* **DATA FOR THE TASK**:
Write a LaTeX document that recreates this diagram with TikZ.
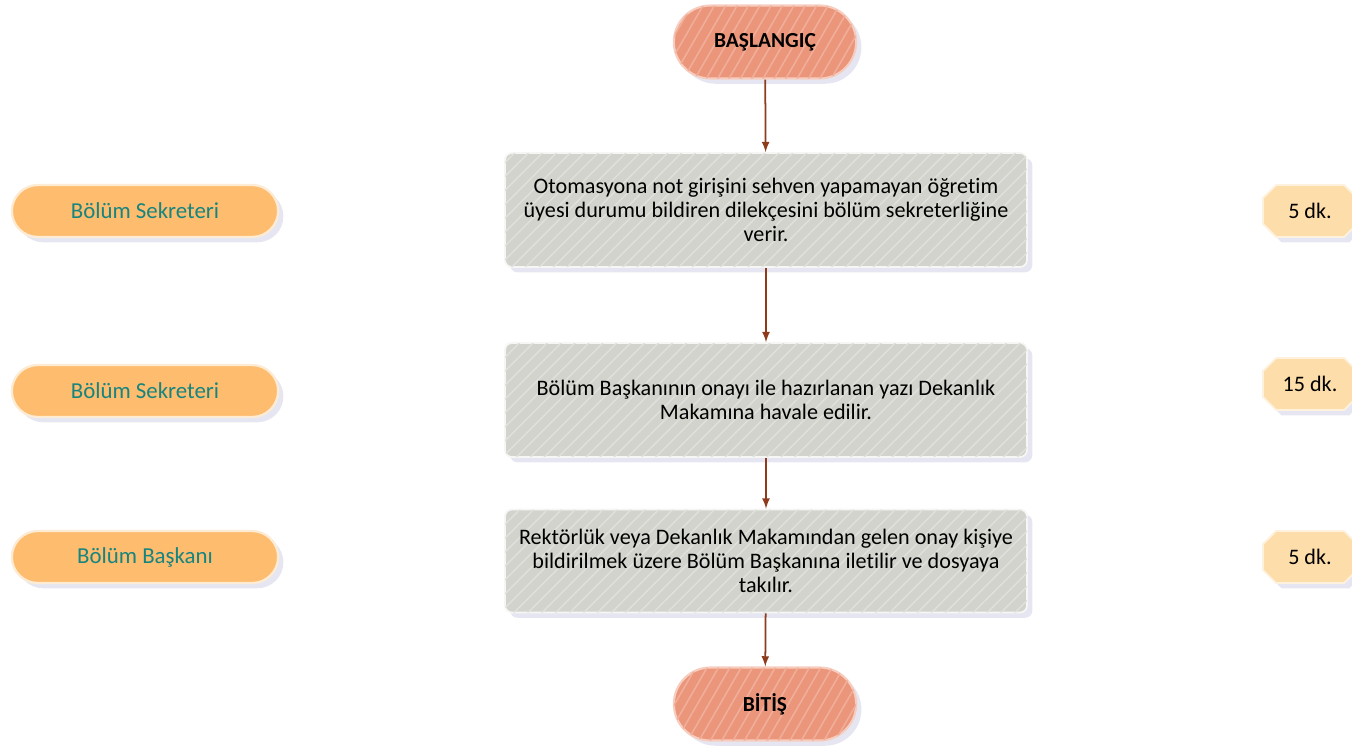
\documentclass[tikz,border=0pt]{standalone}
\usepackage{fontspec}
\setmainfont{Carlito}[Ligatures={NoCommon}]
\usetikzlibrary{positioning,shapes.misc,shadows,patterns.meta}

\definecolor{salmon}{HTML}{EB957A}
\definecolor{salmonedge}{HTML}{F6CDBE}
\definecolor{stepgrey}{HTML}{D3D3CD}
\definecolor{rolefill}{HTML}{FDBC6E}
\definecolor{roletext}{HTML}{16857F}
\definecolor{timefill}{HTML}{FDDDAA}
\definecolor{arrowbrown}{HTML}{8E3B1C}

\begin{document}
\begin{tikzpicture}[x=0.02cm, y=-0.02cm, font=\fontsize{12.6}{13.8}\selectfont,
    softshadow/.style={drop shadow={shadow xshift=3pt, shadow yshift=-3pt, opacity=0.15, fill=blue!30!gray}},
    terminal/.style={rounded rectangle, minimum width=194*0.02cm, minimum height=73*0.02cm,
        fill=salmon, draw=salmonedge, line width=1.2pt, softshadow,
        postaction={pattern={Lines[angle=60, distance=5.6pt, line width=0.9pt]}, pattern color=white!25!salmon},
        font=\fontsize{12.2}{13.6}\selectfont\bfseries},
    stepbox/.style={rectangle, rounded corners=4pt, minimum width=522*0.02cm, minimum height=114*0.02cm,
        fill=stepgrey, draw=white!80!stepgrey, line width=1pt, softshadow, align=center,
        postaction={pattern={Lines[angle=45, distance=5.6pt, line width=0.8pt]}, pattern color=white!30!stepgrey}},
    role/.style={rounded rectangle, minimum width=278*0.02cm, minimum height=52*0.02cm,
        fill=rolefill, draw=white!70!rolefill, line width=1.3pt, softshadow, text=roletext,
        font=\fontsize{13}{14}\selectfont},
    timebox/.style={rectangle, minimum width=96*0.02cm, minimum height=52*0.02cm},
    timefillc/.style={fill=timefill, draw=white!60!timefill, line width=1pt, softshadow},
    flow/.style={-latex, arrowbrown, line width=1pt}]

\useasboundingbox (0,0) rectangle (1352,751);

% akış
\node[terminal] (basla) at (765,42) {BAŞLANGIÇ};
\node[stepbox] (adim1) at (766,210) {Otomasyona not girişini sehven yapamayan öğretim\\üyesi durumu bildiren dilekçesini bölüm sekreterliğine\\verir.};
\node[stepbox] (adim2) at (766,400) {Bölüm Başkanının onayı ile hazırlanan yazı Dekanlık\\Makamına havale edilir.};
\node[stepbox, minimum height=103*0.02cm] (adim3) at (766,561) {Rektörlük veya Dekanlık Makamından gelen onay kişiye\\bildirilmek üzere Bölüm Başkanına iletilir ve dosyaya\\takılır.};
\node[terminal] (bitis) at (765,704) {BİTİŞ};

\draw[flow] (basla) -- (adim1);
\draw[flow] (adim1) -- (adim2);
\draw[flow] (adim2) -- (adim3);
\draw[flow] (adim3) -- (bitis);

% sorumlular
\node[role] (rol1) at (145,211) {Bölüm Sekreteri};
\node[role] (rol2) at (145,391) {Bölüm Sekreteri};
\node[role] (rol3) at (145,557) {Bölüm Başkanı};

% süreler (sekizgen)
\foreach \y in {211, 384, 557}{
  \path[timefillc] (1263,\y-13) -- (1276,\y-26) -- (1344,\y-26) -- (1357,\y-13)
        -- (1357,\y+13) -- (1344,\y+26) -- (1276,\y+26) -- (1263,\y+13) -- cycle;
}
\node[timebox] (sure1) at (1310,211) {5 dk.};
\node[timebox] (sure2) at (1310,384) {15 dk.};
\node[timebox] (sure3) at (1310,557) {5 dk.};
\end{tikzpicture}
\end{document}
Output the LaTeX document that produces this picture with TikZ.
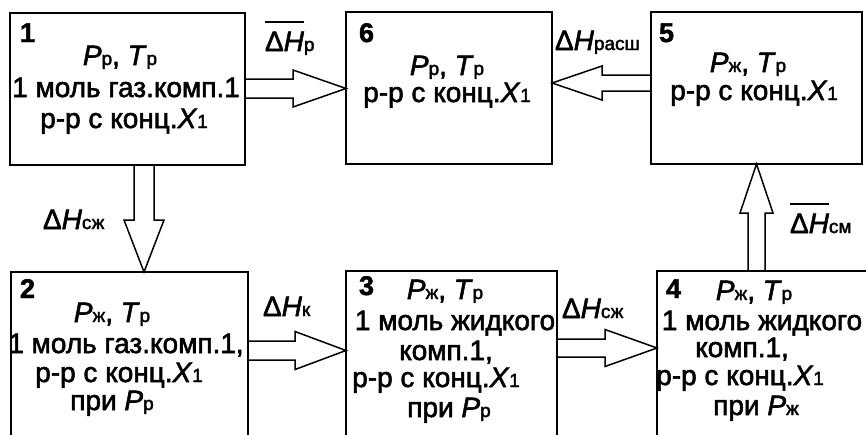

* **WORK TO BE COMPLETED**: Take every line from the records above that has the word "with" and copy it.

* **FINAL ANSWER**:
Write a LaTeX document that recreates this diagram with TikZ.
Output the LaTeX document that produces this picture with TikZ.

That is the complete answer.